** Start RAW DATA **
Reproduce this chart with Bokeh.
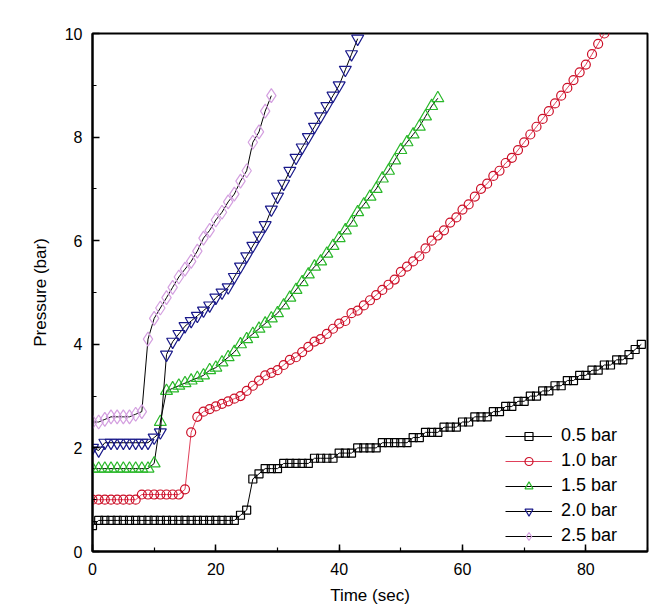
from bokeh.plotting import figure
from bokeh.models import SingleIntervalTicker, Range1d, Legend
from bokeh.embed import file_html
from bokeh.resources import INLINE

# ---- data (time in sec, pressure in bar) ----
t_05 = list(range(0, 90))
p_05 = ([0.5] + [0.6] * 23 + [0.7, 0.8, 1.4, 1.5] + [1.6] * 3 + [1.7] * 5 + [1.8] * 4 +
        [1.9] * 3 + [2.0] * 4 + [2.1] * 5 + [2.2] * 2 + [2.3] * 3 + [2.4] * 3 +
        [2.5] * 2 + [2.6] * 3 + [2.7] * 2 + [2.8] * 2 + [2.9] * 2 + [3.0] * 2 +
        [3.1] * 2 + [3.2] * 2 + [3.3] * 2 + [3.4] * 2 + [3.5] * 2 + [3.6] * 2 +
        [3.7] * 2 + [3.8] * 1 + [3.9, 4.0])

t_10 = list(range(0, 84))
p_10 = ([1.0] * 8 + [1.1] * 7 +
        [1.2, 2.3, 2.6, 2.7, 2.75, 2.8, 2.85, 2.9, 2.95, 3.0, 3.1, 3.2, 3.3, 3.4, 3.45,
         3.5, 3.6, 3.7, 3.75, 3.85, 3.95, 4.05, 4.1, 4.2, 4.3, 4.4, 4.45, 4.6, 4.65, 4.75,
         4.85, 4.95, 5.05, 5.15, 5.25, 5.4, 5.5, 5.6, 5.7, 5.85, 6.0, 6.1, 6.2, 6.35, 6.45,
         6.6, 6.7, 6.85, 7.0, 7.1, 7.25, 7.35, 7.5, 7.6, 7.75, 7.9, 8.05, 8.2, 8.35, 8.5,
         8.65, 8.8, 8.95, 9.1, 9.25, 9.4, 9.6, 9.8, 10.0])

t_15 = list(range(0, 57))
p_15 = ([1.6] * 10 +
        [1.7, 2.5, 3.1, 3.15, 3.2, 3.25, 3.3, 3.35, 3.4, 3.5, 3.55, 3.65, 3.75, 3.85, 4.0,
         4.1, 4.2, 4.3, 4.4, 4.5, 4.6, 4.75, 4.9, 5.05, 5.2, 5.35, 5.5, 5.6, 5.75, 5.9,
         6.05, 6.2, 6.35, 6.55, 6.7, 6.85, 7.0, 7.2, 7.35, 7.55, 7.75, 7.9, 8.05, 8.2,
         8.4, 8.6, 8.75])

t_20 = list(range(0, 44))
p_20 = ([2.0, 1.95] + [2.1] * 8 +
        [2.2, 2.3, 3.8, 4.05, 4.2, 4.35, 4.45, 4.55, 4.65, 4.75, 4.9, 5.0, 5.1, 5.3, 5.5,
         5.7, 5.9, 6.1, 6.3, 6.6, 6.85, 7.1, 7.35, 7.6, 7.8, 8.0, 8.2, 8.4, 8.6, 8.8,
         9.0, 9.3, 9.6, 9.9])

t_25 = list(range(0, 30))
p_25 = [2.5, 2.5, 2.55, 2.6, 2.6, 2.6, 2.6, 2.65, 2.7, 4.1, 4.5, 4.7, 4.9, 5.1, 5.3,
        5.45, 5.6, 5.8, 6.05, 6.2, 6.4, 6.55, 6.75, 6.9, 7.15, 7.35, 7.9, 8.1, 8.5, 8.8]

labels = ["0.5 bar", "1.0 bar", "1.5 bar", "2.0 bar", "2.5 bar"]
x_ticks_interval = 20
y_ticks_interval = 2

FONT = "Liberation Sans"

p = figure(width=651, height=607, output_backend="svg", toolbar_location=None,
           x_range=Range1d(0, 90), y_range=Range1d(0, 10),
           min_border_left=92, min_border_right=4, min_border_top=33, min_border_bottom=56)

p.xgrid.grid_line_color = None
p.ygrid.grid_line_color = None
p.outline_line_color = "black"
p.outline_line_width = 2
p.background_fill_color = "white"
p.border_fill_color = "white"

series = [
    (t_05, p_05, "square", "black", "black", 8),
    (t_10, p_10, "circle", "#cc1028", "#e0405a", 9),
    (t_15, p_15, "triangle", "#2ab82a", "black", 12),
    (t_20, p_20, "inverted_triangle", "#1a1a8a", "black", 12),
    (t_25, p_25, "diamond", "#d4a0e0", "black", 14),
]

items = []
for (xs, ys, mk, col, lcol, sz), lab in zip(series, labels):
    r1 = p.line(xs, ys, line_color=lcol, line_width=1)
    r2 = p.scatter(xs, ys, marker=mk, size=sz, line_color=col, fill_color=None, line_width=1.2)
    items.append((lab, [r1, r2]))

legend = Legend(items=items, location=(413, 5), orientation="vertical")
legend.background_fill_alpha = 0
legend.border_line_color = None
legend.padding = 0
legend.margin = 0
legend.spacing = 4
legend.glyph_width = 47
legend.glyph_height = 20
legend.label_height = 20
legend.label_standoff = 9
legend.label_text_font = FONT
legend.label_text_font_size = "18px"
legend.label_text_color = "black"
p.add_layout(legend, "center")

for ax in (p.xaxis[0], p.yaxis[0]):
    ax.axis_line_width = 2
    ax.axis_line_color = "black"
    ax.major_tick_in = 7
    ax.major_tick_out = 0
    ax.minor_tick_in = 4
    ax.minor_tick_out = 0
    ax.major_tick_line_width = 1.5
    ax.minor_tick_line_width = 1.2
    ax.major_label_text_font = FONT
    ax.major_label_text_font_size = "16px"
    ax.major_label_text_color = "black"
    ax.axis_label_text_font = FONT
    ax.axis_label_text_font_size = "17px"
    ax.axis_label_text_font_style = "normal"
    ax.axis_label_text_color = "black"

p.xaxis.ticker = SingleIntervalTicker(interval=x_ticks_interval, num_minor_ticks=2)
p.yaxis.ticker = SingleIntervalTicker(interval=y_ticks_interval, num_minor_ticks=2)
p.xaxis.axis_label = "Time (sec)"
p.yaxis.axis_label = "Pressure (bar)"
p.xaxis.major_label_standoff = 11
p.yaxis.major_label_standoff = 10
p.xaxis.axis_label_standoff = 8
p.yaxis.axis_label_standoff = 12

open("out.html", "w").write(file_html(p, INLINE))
** End RAW DATA **
Images in the data above are to be skipped. Retype all other material exactly.

SOLUTION =>
Reproduce this chart with Bokeh.
from bokeh.plotting import figure
from bokeh.models import SingleIntervalTicker, Range1d, Legend
from bokeh.embed import file_html
from bokeh.resources import INLINE

# ---- data (time in sec, pressure in bar) ----
t_05 = list(range(0, 90))
p_05 = ([0.5] + [0.6] * 23 + [0.7, 0.8, 1.4, 1.5] + [1.6] * 3 + [1.7] * 5 + [1.8] * 4 +
        [1.9] * 3 + [2.0] * 4 + [2.1] * 5 + [2.2] * 2 + [2.3] * 3 + [2.4] * 3 +
        [2.5] * 2 + [2.6] * 3 + [2.7] * 2 + [2.8] * 2 + [2.9] * 2 + [3.0] * 2 +
        [3.1] * 2 + [3.2] * 2 + [3.3] * 2 + [3.4] * 2 + [3.5] * 2 + [3.6] * 2 +
        [3.7] * 2 + [3.8] * 1 + [3.9, 4.0])

t_10 = list(range(0, 84))
p_10 = ([1.0] * 8 + [1.1] * 7 +
        [1.2, 2.3, 2.6, 2.7, 2.75, 2.8, 2.85, 2.9, 2.95, 3.0, 3.1, 3.2, 3.3, 3.4, 3.45,
         3.5, 3.6, 3.7, 3.75, 3.85, 3.95, 4.05, 4.1, 4.2, 4.3, 4.4, 4.45, 4.6, 4.65, 4.75,
         4.85, 4.95, 5.05, 5.15, 5.25, 5.4, 5.5, 5.6, 5.7, 5.85, 6.0, 6.1, 6.2, 6.35, 6.45,
         6.6, 6.7, 6.85, 7.0, 7.1, 7.25, 7.35, 7.5, 7.6, 7.75, 7.9, 8.05, 8.2, 8.35, 8.5,
         8.65, 8.8, 8.95, 9.1, 9.25, 9.4, 9.6, 9.8, 10.0])

t_15 = list(range(0, 57))
p_15 = ([1.6] * 10 +
        [1.7, 2.5, 3.1, 3.15, 3.2, 3.25, 3.3, 3.35, 3.4, 3.5, 3.55, 3.65, 3.75, 3.85, 4.0,
         4.1, 4.2, 4.3, 4.4, 4.5, 4.6, 4.75, 4.9, 5.05, 5.2, 5.35, 5.5, 5.6, 5.75, 5.9,
         6.05, 6.2, 6.35, 6.55, 6.7, 6.85, 7.0, 7.2, 7.35, 7.55, 7.75, 7.9, 8.05, 8.2,
         8.4, 8.6, 8.75])

t_20 = list(range(0, 44))
p_20 = ([2.0, 1.95] + [2.1] * 8 +
        [2.2, 2.3, 3.8, 4.05, 4.2, 4.35, 4.45, 4.55, 4.65, 4.75, 4.9, 5.0, 5.1, 5.3, 5.5,
         5.7, 5.9, 6.1, 6.3, 6.6, 6.85, 7.1, 7.35, 7.6, 7.8, 8.0, 8.2, 8.4, 8.6, 8.8,
         9.0, 9.3, 9.6, 9.9])

t_25 = list(range(0, 30))
p_25 = [2.5, 2.5, 2.55, 2.6, 2.6, 2.6, 2.6, 2.65, 2.7, 4.1, 4.5, 4.7, 4.9, 5.1, 5.3,
        5.45, 5.6, 5.8, 6.05, 6.2, 6.4, 6.55, 6.75, 6.9, 7.15, 7.35, 7.9, 8.1, 8.5, 8.8]

labels = ["0.5 bar", "1.0 bar", "1.5 bar", "2.0 bar", "2.5 bar"]
x_ticks_interval = 20
y_ticks_interval = 2

FONT = "Liberation Sans"

p = figure(width=651, height=607, output_backend="svg", toolbar_location=None,
           x_range=Range1d(0, 90), y_range=Range1d(0, 10),
           min_border_left=92, min_border_right=4, min_border_top=33, min_border_bottom=56)

p.xgrid.grid_line_color = None
p.ygrid.grid_line_color = None
p.outline_line_color = "black"
p.outline_line_width = 2
p.background_fill_color = "white"
p.border_fill_color = "white"

series = [
    (t_05, p_05, "square", "black", "black", 8),
    (t_10, p_10, "circle", "#cc1028", "#e0405a", 9),
    (t_15, p_15, "triangle", "#2ab82a", "black", 12),
    (t_20, p_20, "inverted_triangle", "#1a1a8a", "black", 12),
    (t_25, p_25, "diamond", "#d4a0e0", "black", 14),
]

items = []
for (xs, ys, mk, col, lcol, sz), lab in zip(series, labels):
    r1 = p.line(xs, ys, line_color=lcol, line_width=1)
    r2 = p.scatter(xs, ys, marker=mk, size=sz, line_color=col, fill_color=None, line_width=1.2)
    items.append((lab, [r1, r2]))

legend = Legend(items=items, location=(413, 5), orientation="vertical")
legend.background_fill_alpha = 0
legend.border_line_color = None
legend.padding = 0
legend.margin = 0
legend.spacing = 4
legend.glyph_width = 47
legend.glyph_height = 20
legend.label_height = 20
legend.label_standoff = 9
legend.label_text_font = FONT
legend.label_text_font_size = "18px"
legend.label_text_color = "black"
p.add_layout(legend, "center")

for ax in (p.xaxis[0], p.yaxis[0]):
    ax.axis_line_width = 2
    ax.axis_line_color = "black"
    ax.major_tick_in = 7
    ax.major_tick_out = 0
    ax.minor_tick_in = 4
    ax.minor_tick_out = 0
    ax.major_tick_line_width = 1.5
    ax.minor_tick_line_width = 1.2
    ax.major_label_text_font = FONT
    ax.major_label_text_font_size = "16px"
    ax.major_label_text_color = "black"
    ax.axis_label_text_font = FONT
    ax.axis_label_text_font_size = "17px"
    ax.axis_label_text_font_style = "normal"
    ax.axis_label_text_color = "black"

p.xaxis.ticker = SingleIntervalTicker(interval=x_ticks_interval, num_minor_ticks=2)
p.yaxis.ticker = SingleIntervalTicker(interval=y_ticks_interval, num_minor_ticks=2)
p.xaxis.axis_label = "Time (sec)"
p.yaxis.axis_label = "Pressure (bar)"
p.xaxis.major_label_standoff = 11
p.yaxis.major_label_standoff = 10
p.xaxis.axis_label_standoff = 8
p.yaxis.axis_label_standoff = 12

open("out.html", "w").write(file_html(p, INLINE))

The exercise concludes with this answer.